7.2. No instance fields
Apart from the fields defined as part of the record components, no other fields can be defined in the record body. Any other declared field must be static.
record Student(String firstName, String lastName){
private String fullName;//Doesn't compile
}
7.3. Record cannot be abstract
You cannot declare a record class to be abstract because they are by definition final. Hence, no class can inherit from a Record class.
The following code will not compile:
abstract record Student(String firstName, String lastName){//abstract keyword not allowed
}
Beyond these restrictions, records behave like any normal Java class.
8. Use Cases
Some of the main use cases for Records are(but not limited to):
- Data Transfer Objects(DTO)
- API Responses
- Configuration classes
- Immutable Data Structures
8.1. Data Transfer Objects(DTO)
A Common use case for records is DTOs, which are used to carry data in your application from one layer to another. As an example, you can use a DTO to carry the data from the business layer (Service) to the database layer(DAO), and vice-versa.
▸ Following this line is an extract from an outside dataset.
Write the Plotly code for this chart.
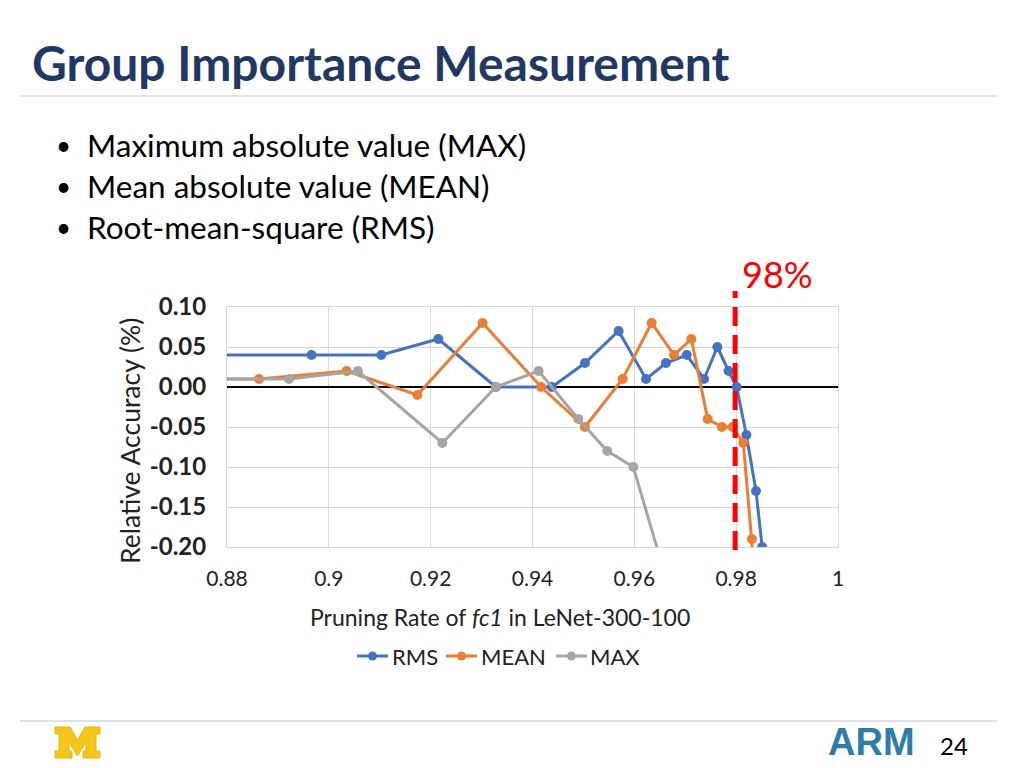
import plotly.graph_objects as go

# ---- data ----
rms_x = [0.870, 0.8966, 0.9103, 0.9215, 0.9328, 0.9438, 0.9503, 0.9569, 0.9623, 0.9662,
         0.9703, 0.9737, 0.9763, 0.9785, 0.9801, 0.9820, 0.9839, 0.9851]
rms_y = [0.04, 0.04, 0.04, 0.06, 0.00, 0.00, 0.03, 0.07, 0.01, 0.03,
         0.04, 0.01, 0.05, 0.02, 0.00, -0.06, -0.13, -0.20]

mean_x = [0.870, 0.8863, 0.9035, 0.9174, 0.9302, 0.9417, 0.9503, 0.9577, 0.9634, 0.9678,
          0.9712, 0.9744, 0.9772, 0.9793, 0.9814, 0.9831, 0.9845]
mean_y = [0.01, 0.01, 0.02, -0.01, 0.08, 0.00, -0.05, 0.01, 0.08, 0.04,
          0.06, -0.04, -0.05, -0.05, -0.07, -0.19, -0.30]

max_x = [0.870, 0.8922, 0.9057, 0.9223, 0.9328, 0.9412, 0.9490, 0.9547, 0.9598, 0.9667]
max_y = [0.01, 0.01, 0.02, -0.07, 0.00, 0.02, -0.04, -0.08, -0.10, -0.25]

x_ticks = [0.88, 0.90, 0.92, 0.94, 0.96, 0.98, 1.00]
x_tick_text = ["0.88", "0.9", "0.92", "0.94", "0.96", "0.98", "1"]
y_ticks = [0.10, 0.05, 0.00, -0.05, -0.10, -0.15, -0.20]
y_tick_text = ["0.10", "0.05", "0.00", "-0.05", "-0.10", "-0.15", "-0.20"]
threshold = 0.98

series_names = ["RMS", "MEAN", "MAX"]
series_colors = ["#4472C4", "#ED7D31", "#A5A5A5"]
bullets = ["Maximum absolute value (MAX)", "Mean absolute value (MEAN)", "Root-mean-square (RMS)"]

# the page body has an 8px margin, so the figure is 1016x760 and screen
# pixel positions are converted with that offset
OFF = 8
W, H = 1024 - OFF, 768 - OFF
FONT = "Lato, Open Sans, sans-serif"


def px(x):
    return (x - OFF) / W


def py(y):
    return 1 - (y - OFF) / H


fig = go.Figure()
for name, xs, ys, col in zip(series_names, [rms_x, mean_x, max_x], [rms_y, mean_y, max_y], series_colors):
    fig.add_trace(go.Scatter(x=xs, y=ys, name=name, mode="lines+markers",
                             line=dict(color=col, width=3),
                             marker=dict(color=col, size=10),
                             cliponaxis=True, showlegend=False))

fig.update_layout(
    width=W, height=H,
    margin=dict(l=0, r=0, t=0, b=0, autoexpand=False),
    paper_bgcolor="white", plot_bgcolor="white",
    font=dict(family=FONT, color="#000000"),
    xaxis=dict(domain=[px(227), px(838)], range=[0.88, 1.0], automargin=False,
               tickvals=x_ticks, ticktext=x_tick_text,
               tickfont=dict(size=21, color="#222"),
               showgrid=True, gridcolor="#D9D9D9", gridwidth=1,
               zeroline=False, showline=True, linecolor="#D9D9D9", mirror=True,
               ticks="outside", ticklen=13, tickcolor="rgba(0,0,0,0)", anchor="y"),
    yaxis=dict(domain=[py(547), py(307)], range=[-0.2, 0.1], automargin=False,
               tickvals=y_ticks, ticktext=["<b>%s</b>" % t for t in y_tick_text],
               tickfont=dict(size=24, color="#222"),
               showgrid=True, gridcolor="#D9D9D9", gridwidth=1,
               zeroline=True, zerolinecolor="#000000", zerolinewidth=2,
               showline=True, linecolor="#D9D9D9", mirror=True,
               ticks="outside", ticklen=15, tickcolor="rgba(0,0,0,0)"),
    showlegend=False,
)

shapes = []
# title underline and footer line
shapes.append(dict(type="line", xref="paper", yref="paper", x0=px(20), x1=px(997),
                   y0=py(96), y1=py(96), line=dict(color="#E3E5E8", width=2)))
shapes.append(dict(type="line", xref="paper", yref="paper", x0=px(20), x1=px(997),
                   y0=py(721), y1=py(721), line=dict(color="#DDE1EC", width=2)))
# red dashed threshold line
shapes.append(dict(type="line", xref="x", yref="paper", x0=threshold - 0.0002, x1=threshold - 0.0002,
                   y0=py(550), y1=py(291), line=dict(color="#FF0000", width=5, dash="19px,9px")))

# manual legend
leg_y = 656
leg_items = [(357, 390), (446, 479), (556, 588)]
ann = []
for (lx, tx), name, col in zip(leg_items, series_names, series_colors):
    shapes.append(dict(type="line", xref="paper", yref="paper", x0=px(lx), x1=px(lx + 31),
                       y0=py(leg_y), y1=py(leg_y), line=dict(color=col, width=3)))
    shapes.append(dict(type="circle", xref="paper", yref="paper",
                       x0=px(lx + 15.5 - 4.5), x1=px(lx + 15.5 + 4.5),
                       y0=py(leg_y + 4.5), y1=py(leg_y - 4.5),
                       fillcolor=col, line=dict(color=col, width=0)))
    ann.append(dict(text=name, x=px(tx), y=py(leg_y), xref="paper", yref="paper",
                    xanchor="left", yanchor="middle", showarrow=False,
                    font=dict(size=22, color="#222")))

# Block M logo
m_pts = [(0, 0), (15, 0), (22.5, 13), (30, 0), (45, 0), (45, 7), (41, 7), (41, 24), (45, 24),
         (45, 31), (28, 31), (28, 24), (31, 24), (31, 15), (22.5, 29), (14, 15), (14, 24),
         (17, 24), (17, 31), (0, 31), (0, 24), (4, 24), (4, 7), (0, 7)]
path = "M " + " L ".join("%.5f,%.5f" % (px(55 + x), py(727 + y)) for x, y in m_pts) + " Z"
shapes.append(dict(type="path", xref="paper", yref="paper", path=path,
                   fillcolor="#F5C518", line=dict(color="#E8B80E", width=1)))
fig.update_layout(shapes=shapes)

ann.append(dict(text="<b>Group Importance Measurement</b>", x=px(30), y=py(62), xref="paper", yref="paper",
                xanchor="left", yanchor="middle", showarrow=False,
                font=dict(size=48, color="#1F3864", family=FONT)))
for i, b in enumerate(bullets):
    yy = 145 + 41 * i
    ann.append(dict(text="•", x=px(63), y=py(yy), xref="paper", yref="paper",
                    xanchor="center", yanchor="middle", showarrow=False,
                    font=dict(size=26, color="#000")))
    ann.append(dict(text=b, x=px(85), y=py(yy), xref="paper", yref="paper",
                    xanchor="left", yanchor="middle", showarrow=False,
                    font=dict(size=31.5, color="#000")))
ann.append(dict(text="Relative Accuracy (%)", x=px(130), y=py(441), xref="paper", yref="paper",
                xanchor="center", yanchor="middle", showarrow=False, textangle=-90,
                font=dict(size=26.5, color="#222")))
ann.append(dict(text="Pruning Rate of <i>fc1</i> in LeNet-300-100", x=px(500), y=py(617),
                xref="paper", yref="paper", xanchor="center", yanchor="middle", showarrow=False,
                font=dict(size=23, color="#222")))
ann.append(dict(text="98%", x=px(777), y=py(274), xref="paper", yref="paper",
                xanchor="center", yanchor="middle", showarrow=False,
                font=dict(size=36, color="#FF0000")))
ann.append(dict(text="<b>ARM</b>", x=px(871), y=py(742), xref="paper", yref="paper",
                xanchor="center", yanchor="middle", showarrow=False,
                font=dict(size=38, color="#2D7CA9", family="Liberation Sans, Arial, sans-serif")))
ann.append(dict(text="24", x=px(954), y=py(745), xref="paper", yref="paper",
                xanchor="center", yanchor="middle", showarrow=False,
                font=dict(size=24, color="#000")))
fig.update_layout(annotations=ann)

fig.write_html("out.html")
record ProductDTO(String name, BigDecimal price){}
8.2. API Responses
You may also use a record to hold the requests and responses to your API Calls. Here is an example with an API response.
record ProductResponse(String name, BigDecimal price, HttpStatus status){}
8.3. Configuration classes
Another use case for a record is for holding the settings for your application. Here is a simplistic example:
record AppConfig(String appName, String appVersion, String env){}
8.4. Immutable Data Structures
By definition, records are immutable. So they are a perfect match whenever you want to achieve immutability.
record Product(String name, BigDecimal price){}
The Product class provides getters for its fields, but NO setters. Hence, the class is immutable.
9. Conclusion
In this tutorial, you learned how to use Records in your Java applications. This post was a quick overview of the record feature, visit the official Javadoc for more insights.